Quote Originally Posted by Blackhawk748 View Post
Its proven false about 5 minutes after we hear it and we know that they Jedi don't know a ton about the Sith or their practices and them having that level of cartographical information is downright unreasonable. It was a badly written line of dialogue that shouldn't be there because it causes issues like this, where you can't have Secret Planets or Systems because "The Jedi Archives hve all of it."
There's actually an elegant solution to the problems raised by this comment found in The Essential Atlas (actually there's a lot of elegant solutions to various problems in that book). Specifically, there's a difference between knowing where everything is and knowing how to get there. The former is simply a matter of astronomy. There's no reason why the Republic shouldn't have charted every star in the galaxy and all their planets. That's something you can do simply by building a suitably massive telescope array. You can discern the existence of planets around stars without ever actually seeing them, by detecting the gravitational effects. Happily, this is what Yoda actually tells Obi-Wan to do and it works immediately, as it should. However, actually getting to these places involves extremely complex charting of routes through another dimension known as hyperspace, whose interactions are only poorly understood. The Unknown Regions represent those areas of the galaxy (traditionally this was the 'western' side of the galactic disk, but it always included numerous nearly impossible to navigate pockets scattered everywhere) that no one had managed to chart yet. Note that this means the galaxy becomes less unknown over time as new locations are not only discovered, but routes to them are found. The Star Wars Rebels episode 'Legends of the Lasat' shows a (overly mystical) example of how this process can proceed when the crew charts a path through a stellar anomaly to discover the world of Lira San.
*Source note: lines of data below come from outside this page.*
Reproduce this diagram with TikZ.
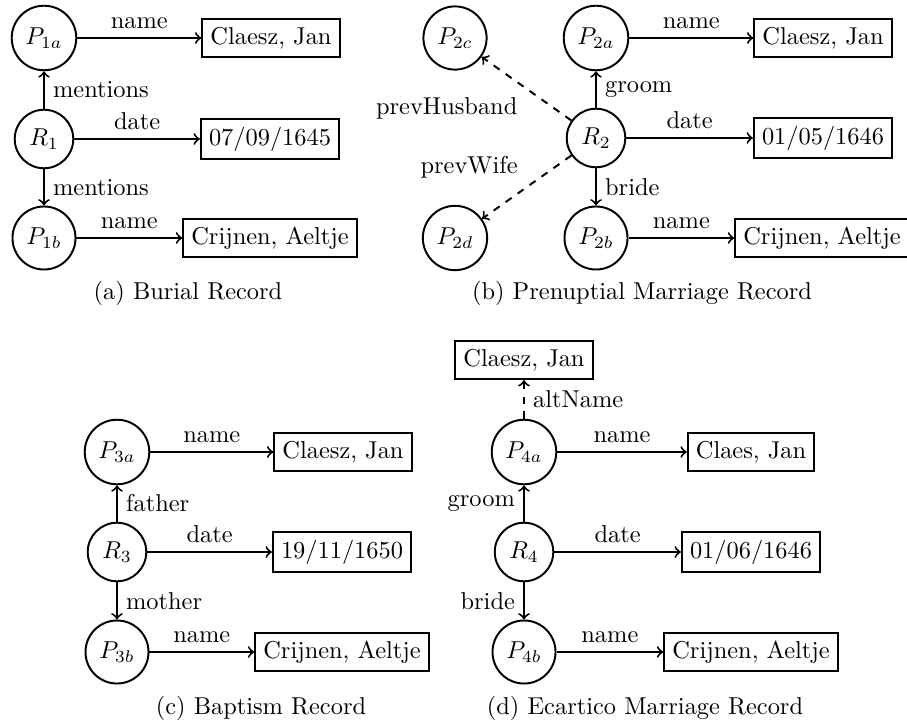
\documentclass[tikz,border=0pt]{standalone}
\begin{document}
\begin{tikzpicture}[x=0.4098pt,y=-0.4098pt,
  ent/.style={circle,draw,thick},
  lit/.style={rectangle,draw,thick},
  edge/.style={->,thick},
  dedge/.style={->,thick,dashed},
  captext/.style={inner sep=0pt}]
\useasboundingbox (0,0) rectangle (907,723);
% (a)
\node[ent] (p1a) at (44,38) {$P_{1a}$};
\node[ent] (r1) at (44,139) {$R_1$};
\node[ent] (p1b) at (44,238) {$P_{1b}$};
\node[lit] (n1a) at (271,38) {Claesz, Jan};
\node[lit] (d1) at (270,139) {07/09/1645};
\node[lit] (n1b) at (270,238) {Crijnen, Aeltje};
\draw[edge] (p1a) -- node[above] {name} (n1a);
\draw[edge] (r1) -- node[above] {date} (d1);
\draw[edge] (p1b) -- node[above] {name} (n1b);
\draw[edge] (r1) -- node[right] {mentions} (p1a);
\draw[edge] (r1) -- node[right] {mentions} (p1b);
\node[captext] (capa) at (188,293) {(a) Burial Record};
% (b)
\node[ent] (p2c) at (455,38) {$P_{2c}$};
\node[ent] (p2a) at (596,38) {$P_{2a}$};
\node[ent] (r2) at (596,138) {$R_2$};
\node[ent] (p2b) at (596,238) {$P_{2b}$};
\node[ent] (p2d) at (455,238) {$P_{2d}$};
\node[lit] (n2a) at (823,38) {Claesz, Jan};
\node[lit] (d2) at (823,138) {01/05/1646};
\node[lit] (n2b) at (822,238) {Crijnen, Aeltje};
\draw[edge] (p2a) -- node[above] {name} (n2a);
\draw[edge] (r2) -- node[above] {date} (d2);
\draw[edge] (p2b) -- node[above] {name} (n2b);
\draw[edge] (r2) -- node[right] {groom} (p2a);
\draw[edge] (r2) -- node[right] {bride} (p2b);
\draw[dedge] (r2) -- node[below left] {prevHusband} (p2c);
\draw[dedge] (r2) -- node[above left] {prevWife} (p2d);
\node[captext] (capb) at (642,293) {(b) Prenuptial Marriage Record};
% (c)
\node[ent] (p3a) at (117,452) {$P_{3a}$};
\node[ent] (r3) at (117,552) {$R_3$};
\node[ent] (p3b) at (117,652) {$P_{3b}$};
\node[lit] (n3a) at (343,452) {Claesz, Jan};
\node[lit] (d3) at (342,552) {19/11/1650};
\node[lit] (n3b) at (342,652) {Crijnen, Aeltje};
\draw[edge] (p3a) -- node[above] {name} (n3a);
\draw[edge] (r3) -- node[above] {date} (d3);
\draw[edge] (p3b) -- node[above] {name} (n3b);
\draw[edge] (r3) -- node[right] {father} (p3a);
\draw[edge] (r3) -- node[right] {mother} (p3b);
\node[captext] (capc) at (261,708) {(c) Baptism Record};
% (d)
\node[lit] (alt) at (524,360) {Claesz, Jan};
\node[ent] (p4a) at (524,452) {$P_{4a}$};
\node[ent] (r4) at (524,552) {$R_4$};
\node[ent] (p4b) at (524,652) {$P_{4b}$};
\node[lit] (n4a) at (751,452) {Claes, Jan};
\node[lit] (d4) at (751,552) {01/06/1646};
\node[lit] (n4b) at (751,652) {Crijnen, Aeltje};
\draw[edge] (p4a) -- node[above] {name} (n4a);
\draw[edge] (r4) -- node[above] {date} (d4);
\draw[edge] (p4b) -- node[above] {name} (n4b);
\draw[edge] (r4) -- node[left] {groom} (p4a);
\draw[edge] (r4) -- node[left] {bride} (p4b);
\draw[dedge] (p4a) -- node[right] {altName} (alt);
\node[captext] (capd) at (645,708) {(d) Ecartico Marriage Record};
\end{tikzpicture}
\end{document}
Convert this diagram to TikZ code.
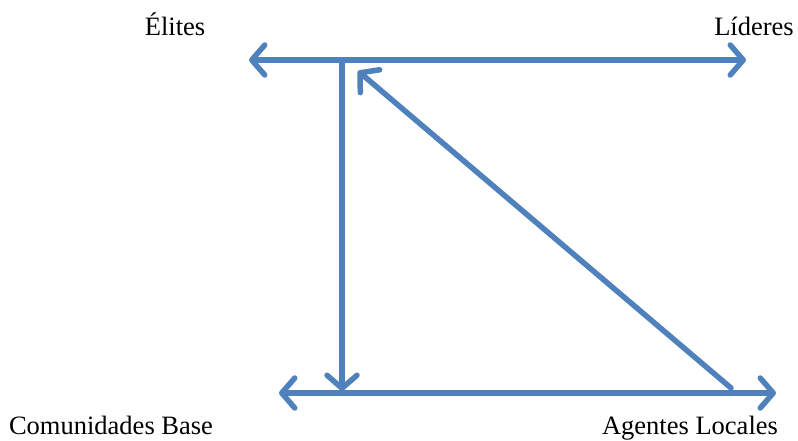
\documentclass[tikz,border=0pt]{standalone}
\usepackage{fontspec}
\setmainfont{Liberation Serif}
\usetikzlibrary{arrows.meta}
\definecolor{arrowblue}{HTML}{4F81BD}
\tikzset{
  tip/.tip={Straight Barb[round, length=13pt, width=30pt, line width=5.5pt]},
  conn/.style={draw=arrowblue, line width=5.5pt, line cap=round, -tip},
  conn2/.style={draw=arrowblue, line width=5.5pt, line cap=round, tip-tip},
  lbl/.style={font=\fontsize{26.5}{30}\selectfont, inner sep=0pt, text=black, anchor=base}
}
\begin{document}
\begin{tikzpicture}[x=1pt,y=-1pt]
\useasboundingbox (0,0) rectangle (798,441);
\node[lbl] (elites) at (175,36) {Élites};
\node[lbl] (lideres) at (754,36) {Líderes};
\node[lbl] (comun) at (111,434) {Comunidades Base};
\node[lbl] (agentes) at (690,434) {Agentes Locales};
\coordinate (tl) at (249,60);
\coordinate (tr) at (746,60);
\coordinate (tj) at (342,60);
\coordinate (bj) at (342,391);
\coordinate (bl) at (279,393);
\coordinate (br) at (776,393);
\coordinate (ds) at (731,388);
\coordinate (de) at (358,71);
\draw[conn2] (tl) -- (tr);
\draw[conn2] (bl) -- (br);
\draw[conn] (tj) -- (bj);
\draw[conn] (ds) -- (de);
\end{tikzpicture}
\end{document}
More broadly, there are plenty of planets in the Star Wars galaxy whose location may be 'known,' but are only tangentially connected to the rest of the galaxy. There are numerous examples of characters in canon material (and countless ones in legends) just stumbling onto some world that no one knows anything about which happens to be inhabited by some strange group of aliens or settlers with a complex history and is under some kind of threat. There are huge areas of the Outer Rim that are essentially 'wilderness' as far as the government is concerned, but just like wilderness areas beyond the frontier in 19th Century North America, that doesn't mean people weren't living there.